Further evidence can be found in the following fourth-quadrant scattergram. According to Capital Group Research, “Each point represents the annual stock and bond return. It shows 2022 as the only point squarely in the lower left quadrant, indicating a decline for both stocks and bonds in that year. That quadrant is labeled: STOCKS AND BONDS LOST: 1.
The upper left quadrant represents years when stock returns were negative, but bond returns were positive. It contains eight points and includes a label stating: STOCKS LOST/BONDS GAINED: 8. The lower right quadrant represents years when stock returns were positive, but bond returns were negative. It contains four points and a label indicating: STOCKS GAINED/BONDS LOST: 4. The upper right quadrant represents years when stock and bond returns were both positive. It contains 33 points and is labeled: STOCKS AND BONDS GAINED: 33.
The preceding graphs provide interesting signposts. But that was then, and this is now. We believe the picture has brightened considerably in recent months. With inflation falling faster than expected and most central banks indicating they are done raising interest rates, that has triggered a fourth-quarter 2023 rally across bond markets.
Also noteworthy is that the end of a tightening cycle has historically been a good time to own bonds. In our view, as yields have increased across credit sectors and with the possibility of rate cuts in 2023, bonds are more likely to return to their traditional role as a portfolio diversifier. They may also get a sizeable bump if the economy slows resulting in a series of rate cuts.
And as reflected this chart, historically, equity markets tend to show resilience with positive returns following the final rate hike by the Federal Reserve, demonstrating a pattern of recovery and growth in the periods analyzed. Despite occasional volatility, the overall trend suggests that markets adapt and can even thrive after such monetary policy adjustments.

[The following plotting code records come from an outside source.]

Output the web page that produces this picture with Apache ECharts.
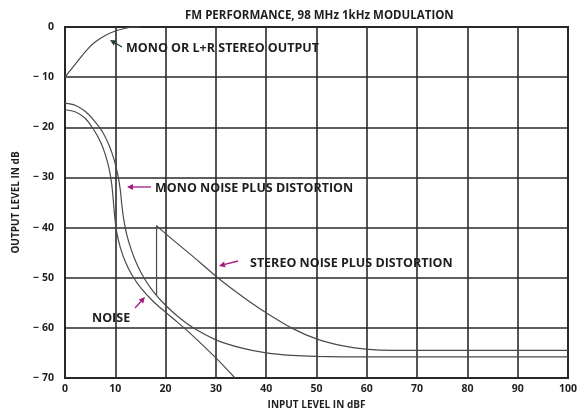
<!DOCTYPE html>
<html>
<head>
<meta charset="utf-8">
<script src="https://cdn.jsdelivr.net/npm/echarts@6/dist/echarts.min.js"></script>
<style>
html,body{margin:0;padding:0;background:#fff;}
#chart{width:585px;height:415px;}
</style>
</head>
<body>
<div id="chart"></div>
<script>
// ---- data ----
const xTicks = [0, 10, 20, 30, 40, 50, 60, 70, 80, 90, 100];
const yTicks = [0, -10, -20, -30, -40, -50, -60, -70];

const monoOutput = [[0,-10],[1.5,-8.1],[3,-6.2],[4.5,-4.4],[6,-3.0],[8,-1.7],[10,-0.8],[12,-0.25],[13.5,0],[15,0]];

const monoNoiseDist = [[0,-15.2],[2,-15.6],[4,-16.8],[6,-18.9],[7.5,-21],[8.8,-23.7],[9.8,-26.6],[10.5,-29.5],[11,-32.5],[11.3,-35.5],[11.7,-38.5],[12.3,-41.5],[13.2,-44.5],[14.3,-47.3],[15.8,-50.2],[17.6,-52.8],[20,-55.5],[22.5,-57.8],[25.5,-60],[30,-62.4],[35,-64],[40,-65],[45,-65.5],[50,-65.7],[60,-65.8],[100,-65.8]];

const noise = [[0,-16.5],[2,-16.9],[4,-18.2],[5.6,-20.3],[7,-22.8],[8,-25.4],[8.8,-28.4],[9.3,-31.5],[9.6,-34.5],[9.9,-38],[10.3,-41],[11,-44],[12,-46.8],[13.4,-49.6],[15.2,-52.2],[17.5,-54.7],[20,-56.9],[22.5,-59],[25,-61.2],[30,-66],[33.8,-70]];

const stereoJump = [[18.2,-53.5],[18.2,-39.6]];
const stereoNoiseDist = [[18.2,-39.6],[19.3,-40.6],[22,-42.9],[25,-45.4],[27,-47.1],[30,-49.7],[32,-51.3],[34.8,-53.4],[37,-55.0],[40,-57.0],[45.4,-60.2],[50,-62.2],[55.3,-63.6],[60.3,-64.3],[65,-64.5],[100,-64.5]];

const titleText = 'FM PERFORMANCE, 98 MHz 1kHz MODULATION';
const xName = 'INPUT LEVEL IN dBF';
const yName = 'OUTPUT LEVEL IN dB';

// ---- chart ----
const FONT = '"Open Sans"';
const TXT = '#1e1e1e';
const CURVE = '#4a4a4a';
const chart = echarts.init(document.getElementById('chart'));

function curve(name, data, smooth) {
  return {
    name: name, type: 'line', data: data, showSymbol: false, clip: false,
    smooth: smooth,
    lineStyle: { color: CURVE, width: 1.2 }, z: 3
  };
}

chart.setOption({
  backgroundColor: '#fff',
  animation: false,
  title: {
    text: titleText, left: 180, top: 5,
    textStyle: { fontFamily: FONT, fontSize: 11.5, fontWeight: 'bold', color: TXT }
  },
  grid: { left: 65, right: 17, top: 27, bottom: 37, show: true, borderColor: '#222', borderWidth: 2 },
  xAxis: {
    type: 'value', min: 0, max: 100, interval: 10,
    name: xName, nameLocation: 'middle', nameGap: 22,
    nameTextStyle: { fontFamily: FONT, fontSize: 10, fontWeight: 'bold', color: TXT },
    axisLine: { show: false }, axisTick: { show: false },
    axisLabel: { fontFamily: FONT, fontSize: 10.5, fontWeight: 'bold', color: TXT, margin: 6 },
    splitLine: { lineStyle: { color: '#2a2a2a', width: 1.6 } }
  },
  yAxis: {
    type: 'value', min: -70, max: 0, interval: 10,
    name: yName, nameLocation: 'middle', nameGap: 44,
    nameTextStyle: { fontFamily: FONT, fontSize: 10, fontWeight: 'bold', color: TXT },
    axisLine: { show: false }, axisTick: { show: false },
    axisLabel: {
      fontFamily: FONT, fontSize: 10.5, fontWeight: 'bold', color: TXT, margin: 11,
      formatter: function (v) { return v === 0 ? '0' : '\u2212 ' + Math.abs(v); }
    },
    splitLine: { lineStyle: { color: '#2a2a2a', width: 1.6 } }
  },
  series: [
    curve('MONO OR L+R STEREO OUTPUT', monoOutput, 0.3),
    curve('MONO NOISE PLUS DISTORTION', monoNoiseDist, 0.3),
    curve('NOISE', noise, 0.3),
    curve('STEREO JUMP', stereoJump, false),
    curve('STEREO NOISE PLUS DISTORTION', stereoNoiseDist, 0.3)
  ]
});

// ---- annotations ----
function arrow(x1, y1, x2, y2, color) {
  const ang = Math.atan2(y2 - y1, x2 - x1);
  const L = 6, W = 3;
  const bx = x2 - L * Math.cos(ang), by = y2 - L * Math.sin(ang);
  const px = -Math.sin(ang) * W, py = Math.cos(ang) * W;
  return [
    { type: 'line', shape: { x1: x1, y1: y1, x2: bx, y2: by }, style: { stroke: color, lineWidth: 1.3 }, z: 10 },
    { type: 'polygon', shape: { points: [[x2, y2], [bx + px, by + py], [bx - px, by - py]] }, style: { fill: color }, z: 10 }
  ];
}
function label(text, x, y) {
  return { type: 'text', x: x, y: y, z: 10,
    style: { text: text, font: 'bold 12.5px ' + FONT, fill: TXT, verticalAlign: 'middle' } };
}
const MAG = '#a3197e';
chart.setOption({
  graphic: [].concat(
    arrow(122, 47, 110, 40, '#1f3a3a'),
    label('MONO OR L+R STEREO OUTPUT', 126, 48),
    arrow(151, 187, 127, 187, MAG),
    label('MONO NOISE PLUS DISTORTION', 155, 188),
    arrow(238, 261, 219, 266, MAG),
    label('STEREO NOISE PLUS DISTORTION', 250, 263),
    arrow(135, 308, 145, 297, MAG),
    label('NOISE', 92, 318)
  )
});
</script>
</body>
</html>
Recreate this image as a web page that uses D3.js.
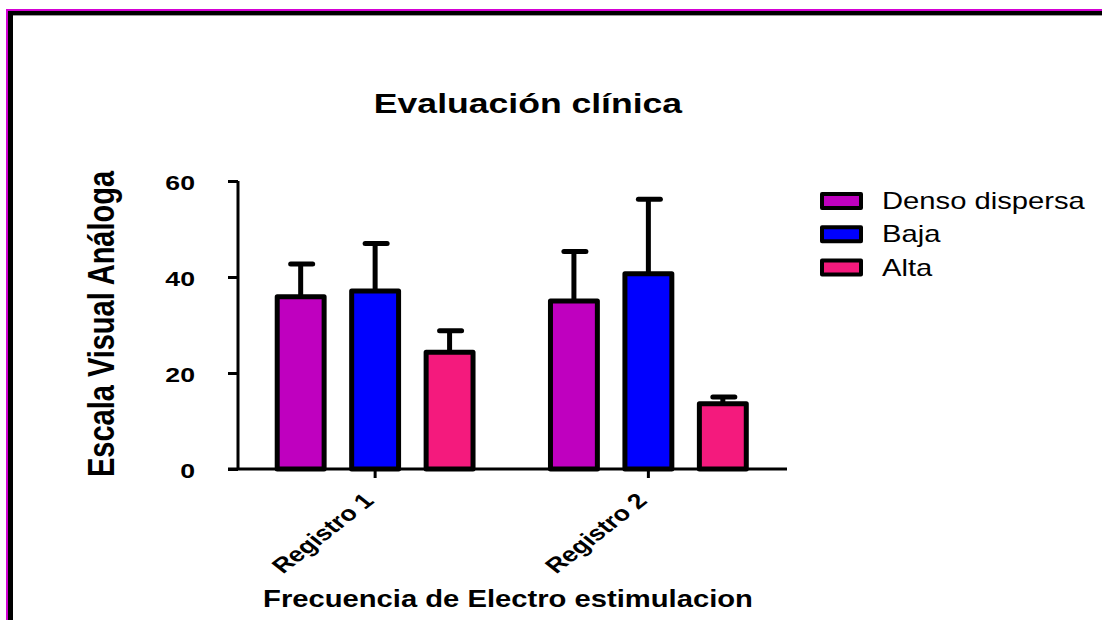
<!DOCTYPE html>
<html>
<head>
<meta charset="utf-8">
<script src="https://cdn.jsdelivr.net/npm/d3@7"></script>
<style>
  html, body { margin: 0; padding: 0; background: #fff; }
  svg { display: block; }
  text { font-family: "Liberation Sans", Arial, Helvetica, sans-serif; fill: #000; }
</style>
</head>
<body>
<svg id="chart" width="1102" height="620"></svg>
<script>
// Grouped bar chart with error bars: clinical evaluation by stimulation frequency
const categories = ["Registro 1", "Registro 2"];
const seriesNames = ["Denso dispersa", "Baja", "Alta"];
const seriesColors = ["#BF00BF", "#0000FF", "#F41A7D"];
const meansDensoDispersa = [35.9, 35.0];
const meansBaja = [37.1, 40.7];
const meansAlta = [24.3, 13.6];
const errDensoDispersa = [6.8, 10.3];
const errBaja = [9.9, 15.5];
const errAlta = [4.5, 1.4];
const yTicks = [0, 20, 40, 60];

const means = [meansDensoDispersa, meansBaja, meansAlta];
const errs = [errDensoDispersa, errBaja, errAlta];

const chartTitle = "Evaluación clínica";
const yTitle = "Escala Visual Análoga";
const xTitle = "Frecuencia de Electro estimulacion";

// text is drawn horizontally widened
const SX = 1.27;

const svg = d3.select("#chart");

// frame: magenta hairline over a thick black border on top and left
svg.append("rect").attr("x", 6).attr("y", 9).attr("width", 1200).attr("height", 700).attr("fill", "#000");
svg.append("rect").attr("x", 13).attr("y", 15).attr("width", 1200).attr("height", 700).attr("fill", "#fff");
svg.append("rect").attr("x", 13).attr("y", 15).attr("width", 1200).attr("height", 1).attr("fill", "#9a9a9a");
svg.append("rect").attr("x", 6).attr("y", 9).attr("width", 1200).attr("height", 2).attr("fill", "#D400D4");
svg.append("rect").attr("x", 6).attr("y", 9).attr("width", 2).attr("height", 700).attr("fill", "#D400D4");

const y = d3.scaleLinear().domain([0, 60]).range([469, 181]);
const x0 = d3.scaleBand().domain(categories).range([238.5, 785]).paddingInner(0).paddingOuter(0);
const x1 = d3.scaleBand().domain(seriesNames).range([0, x0.bandwidth()]).paddingInner(0.37).paddingOuter(0.52);

const rows = [];
categories.forEach((c, ci) => {
  seriesNames.forEach((s, si) => {
    rows.push({ cat: c, series: s, color: seriesColors[si], mean: means[si][ci], err: errs[si][ci] });
  });
});

// axes
const gY = svg.append("g").attr("transform", "translate(238,0)")
  .call(d3.axisLeft(y).tickValues(yTicks).tickSize(10).tickPadding(0).tickFormat(d3.format("d")));
gY.select(".domain").attr("stroke", "#000").attr("stroke-width", 3).attr("d", `M0,${y(60)}V${y(0)}`);
gY.selectAll(".tick line").attr("stroke", "#000").attr("stroke-width", 3);
gY.selectAll(".tick text").remove();
gY.selectAll(".tick").append("text")
  .attr("text-anchor", "end")
  .attr("font-size", 21).attr("font-weight", "bold")
  .attr("transform", `translate(-43,8) scale(${SX},1)`)
  .text(d => d);

const gX = svg.append("g").attr("transform", `translate(0,${y(0)})`)
  .call(d3.axisBottom(x0).tickSize(9).tickPadding(0));
gX.select(".domain").attr("stroke", "#000").attr("stroke-width", 3).attr("d", "M228,0H787");
gX.selectAll(".tick line").attr("stroke", "#000").attr("stroke-width", 3);
gX.selectAll(".tick text").remove();
gX.selectAll(".tick").append("text")
  .attr("text-anchor", "end")
  .attr("font-size", 21).attr("font-weight", "bold")
  .attr("transform", `translate(0,33) scale(${SX},1) rotate(-45)`)
  .text(d => d);

// bars
const plot = svg.append("g");
const bx = d => x0(d.cat) + x1(d.series);
const bw = x1.bandwidth();

// error bars (drawn under bars so they start at the bar top)
plot.selectAll("line.err").data(rows).join("line")
  .attr("class", "err")
  .attr("x1", d => bx(d) + bw / 2).attr("x2", d => bx(d) + bw / 2)
  .attr("y1", d => y(d.mean)).attr("y2", d => y(d.mean + d.err))
  .attr("stroke", "#000").attr("stroke-width", 5);
plot.selectAll("line.cap").data(rows).join("line")
  .attr("class", "cap")
  .attr("x1", d => bx(d) + bw / 2 - 10).attr("x2", d => bx(d) + bw / 2 + 12)
  .attr("y1", d => y(d.mean + d.err)).attr("y2", d => y(d.mean + d.err))
  .attr("stroke", "#000").attr("stroke-width", 5).attr("stroke-linecap", "round");

plot.selectAll("rect.bar").data(rows).join("rect")
  .attr("class", "bar")
  .attr("x", bx).attr("width", bw)
  .attr("y", d => y(d.mean)).attr("height", d => y(0) - y(d.mean))
  .attr("fill", d => d.color)
  .attr("stroke", "#000").attr("stroke-width", 5).attr("stroke-linejoin", "round");

// title
svg.append("text")
  .attr("text-anchor", "middle").attr("font-size", 28).attr("font-weight", "bold")
  .attr("transform", `translate(528,113) scale(${SX},1)`)
  .text(chartTitle);

// axis titles
svg.append("text")
  .attr("text-anchor", "middle").attr("font-size", 29).attr("font-weight", "bold")
  .attr("transform", `translate(114,324) scale(${SX},1) rotate(-90)`)
  .text(yTitle);
svg.append("text")
  .attr("text-anchor", "middle").attr("font-size", 23).attr("font-weight", "bold")
  .attr("transform", `translate(508,607) scale(${SX},1)`)
  .text(xTitle);

// legend
const legend = svg.append("g").attr("transform", "translate(822,0)");
const legItems = legend.selectAll("g").data(seriesNames).join("g")
  .attr("transform", (d, i) => `translate(0,${201 + i * 33.3})`);
legItems.append("rect")
  .attr("x", 0).attr("y", -7).attr("width", 39).attr("height", 14)
  .attr("fill", (d, i) => seriesColors[i])
  .attr("stroke", "#000").attr("stroke-width", 4).attr("stroke-linejoin", "round");
legItems.append("text")
  .attr("font-size", 23)
  .attr("transform", `translate(60,8) scale(${SX},1)`)
  .text(d => d);
</script>
</body>
</html>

In conclusion, the US economy appears to be on a path towards a soft landing, defying initial concerns of a downturn due to rate hikes. This stability, driven by strong consumer spending, a robust labor market, and fiscal stimulus, allowed the Federal Reserve to pause its rate hikes. Investor optimism for 2024 is cautious but positive, with market growth hinging on several factors including geopolitical tensions and economic policies such as a reduction in rates. Diversification remains a key investment strategy, with a renewed focus on bonds as stabilizers in a changing interest rate environment. The impact of AI on markets, challenges in China’s economy, and significant cash reserves are additional factors influencing 2024 market trends. As the global landscape evolves, maintaining a diversified portfolio and monitoring geopolitical risks is essential for navigating the uncertainties ahead.